Odd behaviour with 'minIndex' and 'maxIndex'

[fedeinthemix]

I defined the following function to provide a default value when referring to an out of range index of a vector:

atIndexOrDefault :: (Container Vector e) => e -> Vector e -> IndexOf Vector -> e
atIndexOrDefault d v i
  | i < 0 || i >= (size v) = d
  | otherwise = v `atIndex` i

Then I tried the following variant:

atIndexOrDefault' :: (Container Vector e) => e -> Vector e -> IndexOf Vector -> e
atIndexOrDefault' d v i
  | i < minIndex v || i > maxIndex v = d
  | otherwise = v `atIndex` i

Both work with trivial examples in GHCi. However, in a bigger application, while the former gives the expected result, the latter give a different and unexpected result.
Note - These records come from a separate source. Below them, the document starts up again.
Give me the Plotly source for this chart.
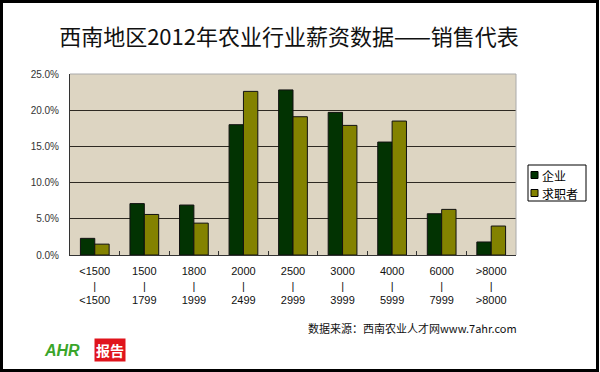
import plotly.graph_objects as go

categories = ["<1500<br>|<br><1500", "1500<br>|<br>1799", "1800<br>|<br>1999",
              "2000<br>|<br>2499", "2500<br>|<br>2999", "3000<br>|<br>3999",
              "4000<br>|<br>5999", "6000<br>|<br>7999", ">8000<br>|<br>>8000"]
series_names = ["企业", "求职者"]
enterprise = [2.3, 7.1, 6.9, 18.0, 22.8, 19.7, 15.6, 5.7, 1.8]
jobseekers = [1.5, 5.6, 4.4, 22.6, 19.1, 17.9, 18.5, 6.3, 4.0]
y_ticks = [0, 5, 10, 15, 20, 25]
y_tick_labels = ["0.0%", "5.0%", "10.0%", "15.0%", "20.0%", "25.0%"]
colors = ["#023302", "#838200"]

CJK = "Noto Sans CJK SC"

fig = go.Figure()
for name, vals, col in zip(series_names, [enterprise, jobseekers], colors):
    fig.add_trace(go.Bar(name=name, x=categories, y=vals, showlegend=False,
                         marker=dict(color=col, line=dict(color="#111111", width=1))))

L, R, T, B = 70, 84, 74, 117
W, H = 600, 372
pw, ph = W - L - R, H - T - B

def px(x):
    return (x - L) / pw

def py(y):
    return (H - B - y) / ph

shapes = [
    dict(type="rect", xref="paper", yref="paper",
         x0=px(1.5), x1=px(597.5), y0=py(1.5), y1=py(370.5),
         line=dict(color="black", width=3), fillcolor="rgba(0,0,0,0)", layer="above"),
    dict(type="line", xref="paper", yref="paper", x0=0, x1=1, y0=1, y1=1,
         line=dict(color="#aaaaaa", width=1)),
    dict(type="line", xref="paper", yref="paper", x0=1, x1=1, y0=0, y1=1,
         line=dict(color="#aaaaaa", width=1)),
    # legend box
    dict(type="rect", xref="paper", yref="paper",
         x0=px(528), x1=px(586), y0=py(165), y1=py(201),
         line=dict(color="black", width=1), fillcolor="white"),
]
annotations = [
    dict(text="数据来源：西南农业人才网www.7ahr.com", xref="paper", yref="paper",
         x=px(306), y=py(328), xanchor="left", yanchor="middle", showarrow=False,
         font=dict(size=11, color="#111111", family=CJK)),
    dict(text="<i><b>AHR</b></i>", xref="paper", yref="paper",
         x=px(42), y=py(350), xanchor="left", yanchor="middle", showarrow=False,
         font=dict(size=16, color="#3aa52a", family="Liberation Sans")),
    dict(text="<b>报告</b>", xref="paper", yref="paper",
         x=px(94), y=py(350), xanchor="left", yanchor="middle", showarrow=False,
         bgcolor="#e0141c", borderpad=1,
         font=dict(size=14, color="white", family=CJK)),
]
for i, (name, col) in enumerate(zip(series_names, colors)):
    yc = 175 + 18 * i
    shapes.append(dict(type="rect", xref="paper", yref="paper",
                       x0=px(531), x1=px(538), y0=py(yc - 3.5), y1=py(yc + 3.5),
                       line=dict(color="black", width=1), fillcolor=col))
    annotations.append(dict(text=name, xref="paper", yref="paper",
                            x=px(541), y=py(yc), xanchor="left", yanchor="middle",
                            showarrow=False, borderpad=0,
                            font=dict(size=12, color="black", family=CJK)))

fig.update_layout(
    width=W, height=H,
    margin=dict(l=L, r=R, t=T, b=B, autoexpand=False),
    paper_bgcolor="white",
    plot_bgcolor="#ddd5c2",
    barmode="group", bargap=0.42, bargroupgap=0,
    font=dict(family=CJK, color="#222222", size=10),
    title=dict(text="西南地区2012年农业行业薪资数据——销售代表",
               x=px(289), xref="paper", xanchor="center",
               y=1 - 37 / H, yanchor="middle",
               font=dict(size=22, color="#111111", family=CJK)),
    showlegend=False,
    xaxis=dict(showline=True, linecolor="#333333", linewidth=1,
               ticks="inside", ticklen=4, tickcolor="#333333",
               tickson="boundaries", automargin=False, ticklabelstandoff=6,
               tickfont=dict(size=11, color="#111111", family="Liberation Sans"),
               showgrid=False, mirror=False),
    yaxis=dict(range=[0, 25], tickvals=y_ticks, ticktext=y_tick_labels,
               showgrid=True, gridcolor="#2e2a22", gridwidth=1,
               showline=True, linecolor="#333333", linewidth=1,
               ticks="", ticklabelstandoff=8, automargin=False,
               tickfont=dict(size=10, color="#333333", family="Liberation Sans"),
               zeroline=False),
    shapes=shapes,
    annotations=annotations,
)

fig.write_html("out.html", config={"displayModeBar": False},
               post_script="document.body.style.margin='0';document.body.style.overflow='hidden';")
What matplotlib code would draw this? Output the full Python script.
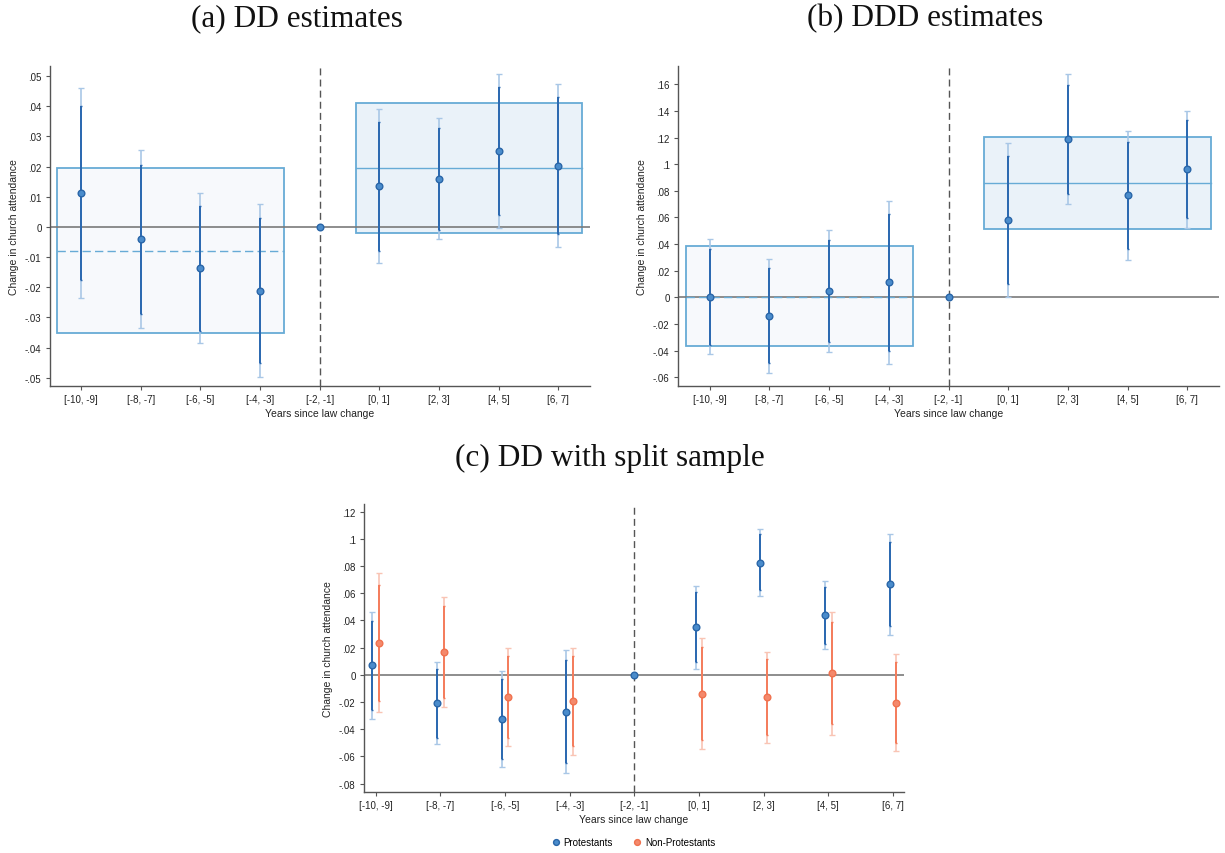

Here is a snippet of the code using the above function:

import Numeric.LinearAlgebra
import qualified Data.Vector as V

...

adaptiveFirAdapt
  :: (Field a)
  => (Int -> Vector a -> a) 
  -> ((Vector a -> a) -> Vector a -> Vector a -> a -> AdaptiveFIRVT a)
  -> Vector a -> Vector a -> Vector a
  -> AdaptiveFIRVT a
adaptiveFirAdapt muOfkx step input desired w0 = do
  c <- ask
  let kEnd = adaptiveFirEndTime c
      o = adaptiveFirOrder c
      firIn = firInput input o
      ks = V.fromList [0..kEnd-1]
      atIndex' v i = atIndexOrDefault' 0 v i
  V.foldM' (\w k -> step (muOfkx k) w (firIn k) (desired `atIndex'` k)) w0 ks

Here the unexpected result with the second variant wrong.pdf and the correct, expected one with the first one correct.pdf

[albertoruiz]

minIndex gives the index of the minimum element, not the minimum index, which is always 0 (if the vector is not empty). In the same way, maxIndex is the maximum element, not the maximum index.

[fedeinthemix]

Oh, that explains the difference. Thanks!